Embora o dito acima, alguns Municípios deixam de instituir alguns impostos de sua competência, como por exemplo o ITBI ou ISS, em sua grande maioria das vezes em razão do custo que derivaria sua cobrança, tornando inviável sua instituição e isso levou a discussão se o referido artigo 11 e seu parágrafo único da LRF seria ou não constitucional.
A interpretação que prevalece hoje foi dada pelo Supremo Tribunal Federal (STF) em sede liminar no ADI 2.238 o qual entendeu que tal artigo deveria ter uma interpretação conforme a constituição. Assim o ente pode deixar de instituir, por ser facultativa a competência, mas se ele instituir o imposto, fica obrigado a arrecadar tal tributo. Essa é a hermenêutica dada ao artigo de modo a compatibilizá-lo com o regramento constitucional.
4. CONCLUSÃO
O tema não é pacífico na doutrina e na jurisprudência, tanto que o próprio STF não concluiu o julgamento da ADI citada acima, não obstante a constitucionalidade do artigo 11, parágrafo único se dá por meio de uma interpretação conforme a constituição.

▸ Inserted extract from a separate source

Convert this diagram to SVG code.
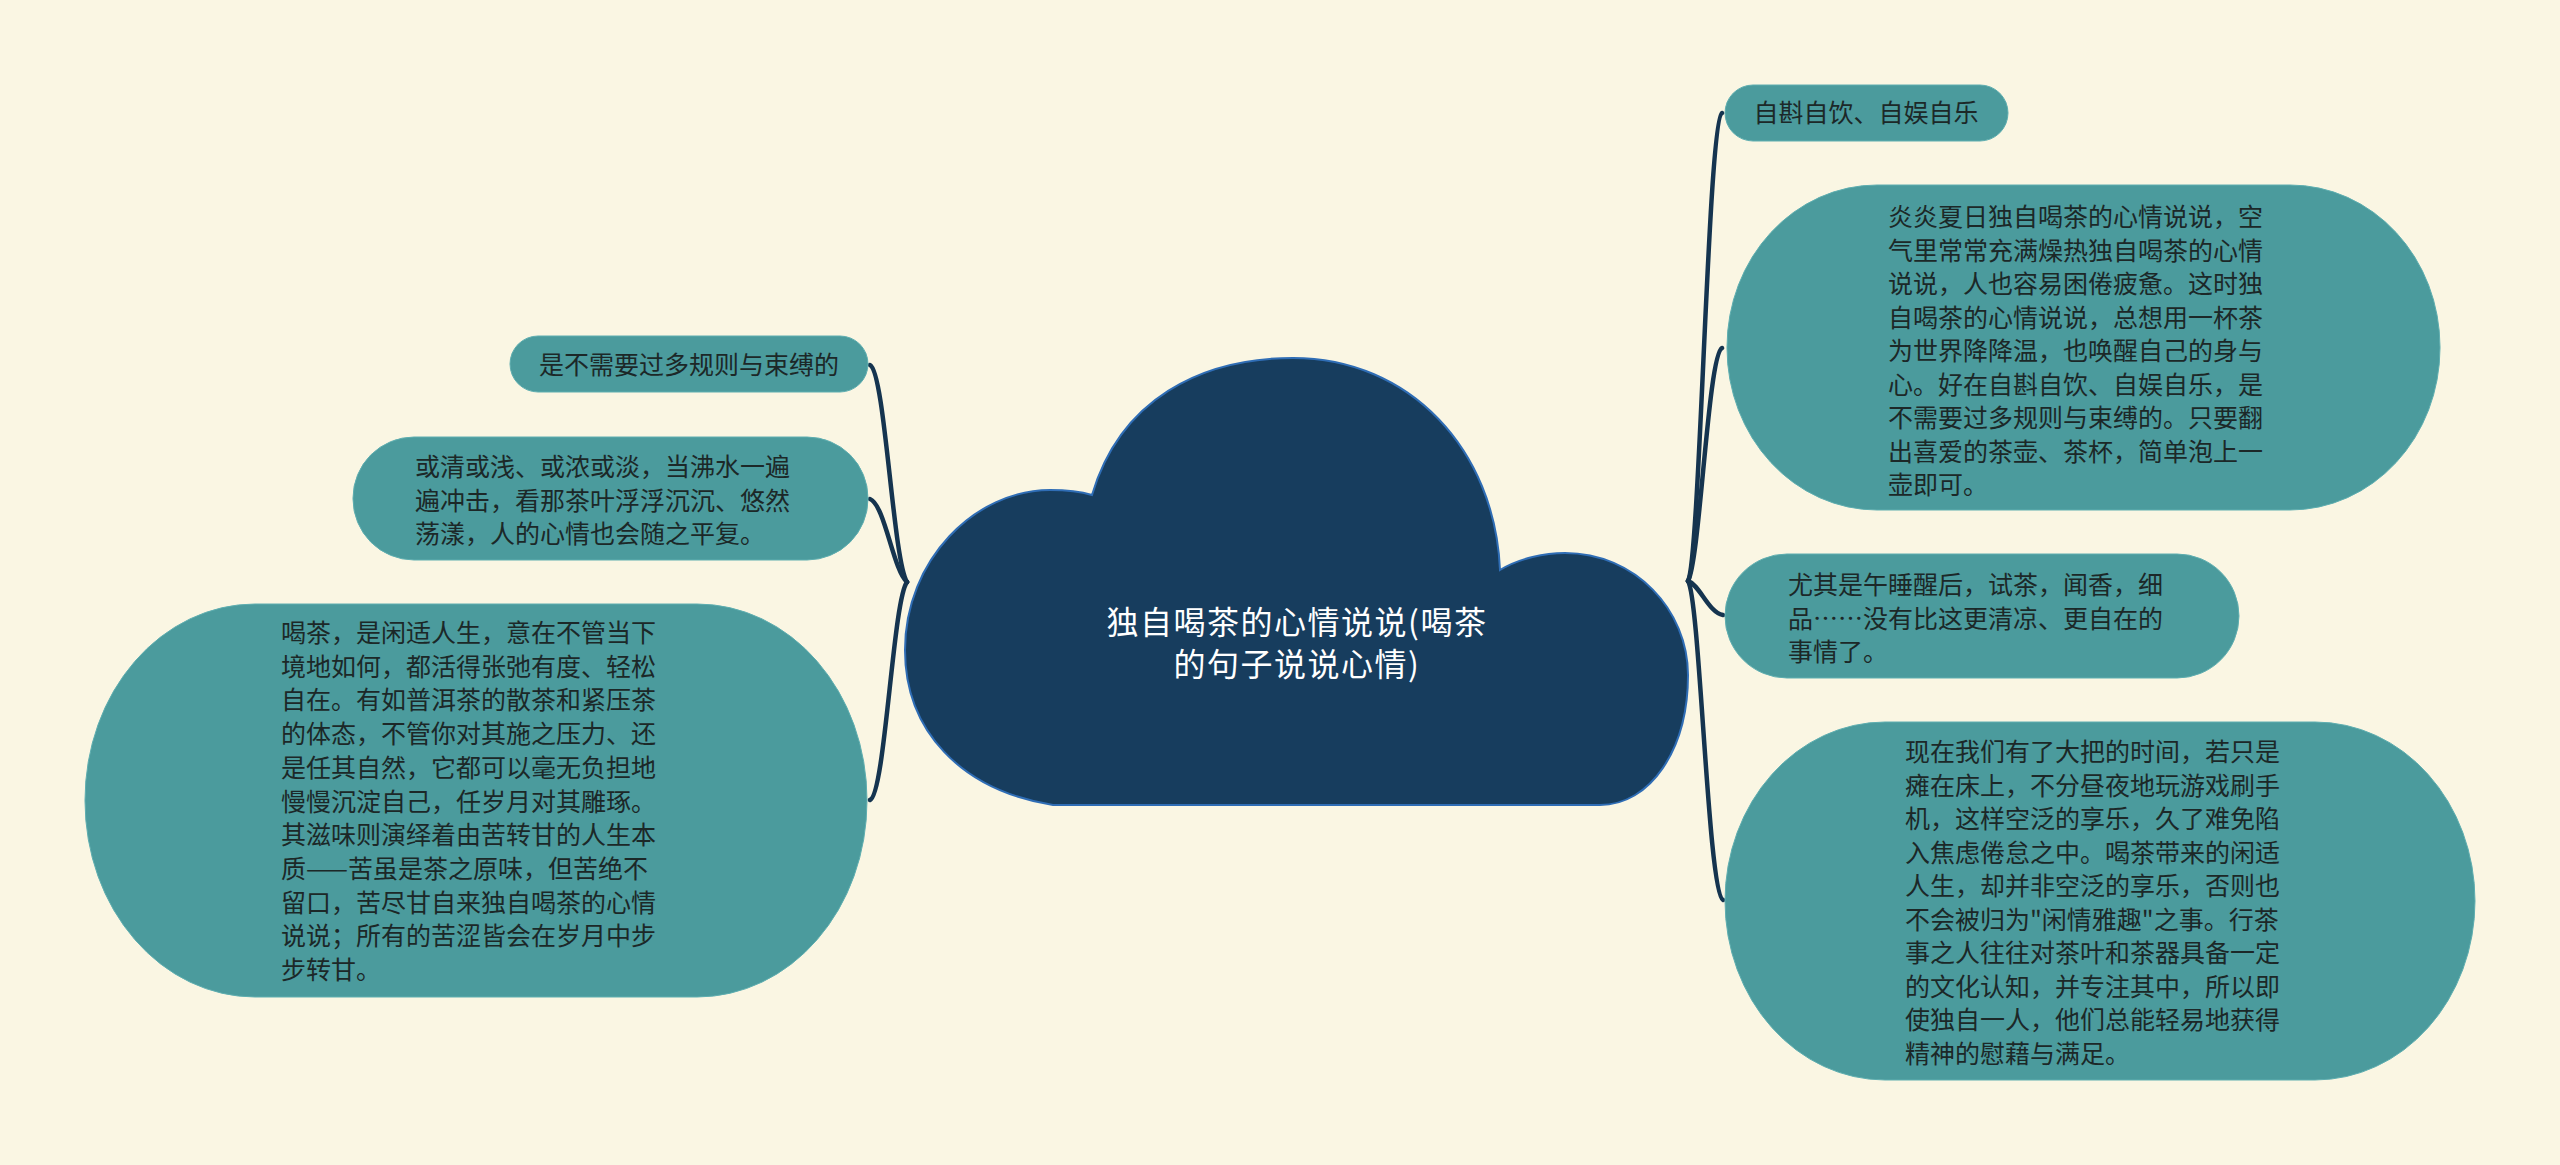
<svg xmlns="http://www.w3.org/2000/svg" width="2560" height="1165" viewBox="0 0 2560 1165">
<style>
.bg{fill:#faf6e3}
.node{fill:#4b9b9d;stroke:#5eaeb0;stroke-width:1}
.t{font-family:"Noto Sans CJK SC","Noto Sans",sans-serif;font-size:25px;fill:#1c2828}
.ct{font-family:"Noto Sans CJK SC","Noto Sans",sans-serif;font-size:32px;fill:#ffffff;text-anchor:middle;letter-spacing:1.5px}
.conn{fill:none;stroke:#15344f;stroke-width:4.5;stroke-linecap:round}
</style>
<rect class="bg" x="0" y="0" width="2560" height="1165"/>
<g id="connectors">
<path class="conn" d="M 907 582 C 893 560, 885 372, 870 365"/>
<path class="conn" d="M 907 582 C 893 570, 885 505, 870 499"/>
<path class="conn" d="M 907 582 C 893 600, 885 795, 870 800"/>
<path class="conn" d="M 1688 581 C 1700 560, 1708 120, 1722 113"/>
<path class="conn" d="M 1688 581 C 1700 560, 1708 355, 1722 348"/>
<path class="conn" d="M 1688 581 C 1700 585, 1708 612, 1723 615"/>
<path class="conn" d="M 1688 581 C 1700 600, 1708 893, 1723 900"/>
</g>
<g id="root">
<path d="M 1053 805 C 960 790, 905 730, 905 650 C 905 560, 975 490, 1050 490 C 1068 490, 1082 492, 1092 495 C 1120 400, 1200 358, 1293 358 C 1410 358, 1495 450, 1500 570 C 1520 558, 1545 553, 1565 553 C 1635 553, 1688 610, 1688 675 C 1688 750, 1650 805, 1600 805 Z" fill="#173d5e" stroke="#2f6db5" stroke-width="2"/>
<text class="ct" x="1297" y="634">独自喝茶的心情说说(喝茶</text>
<text class="ct" x="1297" y="676">的句子说说心情)</text>
</g>
<g id="n-l1">
<rect class="node" x="510" y="336" width="358" height="56" rx="28" ry="28"/>
<text class="t" x="689" y="374" text-anchor="middle">是不需要过多规则与束缚的</text>
</g>
<g id="n-l2">
<rect class="node" x="353" y="437" width="515" height="123" rx="61" ry="61"/>
<text class="t" x="415" y="476">或清或浅、或浓或淡，当沸水一遍<tspan x="415" dy="33.5">遍冲击，看那茶叶浮浮沉沉、悠然</tspan><tspan x="415" dy="33.5">荡漾，人的心情也会随之平复。</tspan></text>
</g>
<g id="n-l3">
<rect class="node" x="85" y="604" width="782" height="393" rx="170" ry="196"/>
<text class="t" x="281" y="642">喝茶，是闲适人生，意在不管当下<tspan x="281" dy="33.7">境地如何，都活得张弛有度、轻松</tspan><tspan x="281" dy="33.7">自在。有如普洱茶的散茶和紧压茶</tspan><tspan x="281" dy="33.7">的体态，不管你对其施之压力、还</tspan><tspan x="281" dy="33.7">是任其自然，它都可以毫无负担地</tspan><tspan x="281" dy="33.7">慢慢沉淀自己，任岁月对其雕琢。</tspan><tspan x="281" dy="33.7">其滋味则演绎着由苦转甘的人生本</tspan><tspan x="281" dy="33.7">质——苦虽是茶之原味，但苦绝不</tspan><tspan x="281" dy="33.7">留口，苦尽甘自来独自喝茶的心情</tspan><tspan x="281" dy="33.7">说说；所有的苦涩皆会在岁月中步</tspan><tspan x="281" dy="33.7">步转甘。</tspan></text>
</g>
<g id="n-r1">
<rect class="node" x="1725" y="85" width="283" height="56" rx="28" ry="28"/>
<text class="t" x="1866" y="122" text-anchor="middle">自斟自饮、自娱自乐</text>
</g>
<g id="n-r2">
<rect class="node" x="1727" y="185" width="713" height="325" rx="150" ry="162"/>
<text class="t" x="1888" y="226">炎炎夏日独自喝茶的心情说说，空<tspan x="1888" dy="33.5">气里常常充满燥热独自喝茶的心情</tspan><tspan x="1888" dy="33.5">说说，人也容易困倦疲惫。这时独</tspan><tspan x="1888" dy="33.5">自喝茶的心情说说，总想用一杯茶</tspan><tspan x="1888" dy="33.5">为世界降降温，也唤醒自己的身与</tspan><tspan x="1888" dy="33.5">心。好在自斟自饮、自娱自乐，是</tspan><tspan x="1888" dy="33.5">不需要过多规则与束缚的。只要翻</tspan><tspan x="1888" dy="33.5">出喜爱的茶壶、茶杯，简单泡上一</tspan><tspan x="1888" dy="33.5">壶即可。</tspan></text>
</g>
<g id="n-r3">
<rect class="node" x="1725" y="554" width="514" height="124" rx="62" ry="62"/>
<text class="t" x="1788" y="594">尤其是午睡醒后，试茶，闻香，细<tspan x="1788" dy="33.5">品……没有比这更清凉、更自在的</tspan><tspan x="1788" dy="33.5">事情了。</tspan></text>
</g>
<g id="n-r4">
<rect class="node" x="1725" y="722" width="750" height="358" rx="160" ry="179"/>
<text class="t" x="1905" y="761">现在我们有了大把的时间，若只是<tspan x="1905" dy="33.5">瘫在床上，不分昼夜地玩游戏刷手</tspan><tspan x="1905" dy="33.5">机，这样空泛的享乐，久了难免陷</tspan><tspan x="1905" dy="33.5">入焦虑倦怠之中。喝茶带来的闲适</tspan><tspan x="1905" dy="33.5">人生，却并非空泛的享乐，否则也</tspan><tspan x="1905" dy="33.5">不会被归为"闲情雅趣"之事。行茶</tspan><tspan x="1905" dy="33.5">事之人往往对茶叶和茶器具备一定</tspan><tspan x="1905" dy="33.5">的文化认知，并专注其中，所以即</tspan><tspan x="1905" dy="33.5">使独自一人，他们总能轻易地获得</tspan><tspan x="1905" dy="33.5">精神的慰藉与满足。</tspan></text>
</g>
</svg>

Assim, embora a Competência Tributária seja facultativa, no que se refere à instituição de impostos, tem-se que caso o ente escolha não instituí-lo, e arcar com a não possibilidade de transferências voluntárias, seria mais um desestímulo a não instituição do que uma proibição. E, dando esse viés interpretativo, o artigo 11 da LRF mantém sua constitucionalidade e não retira a facultatividade do ente político de instituir tributos.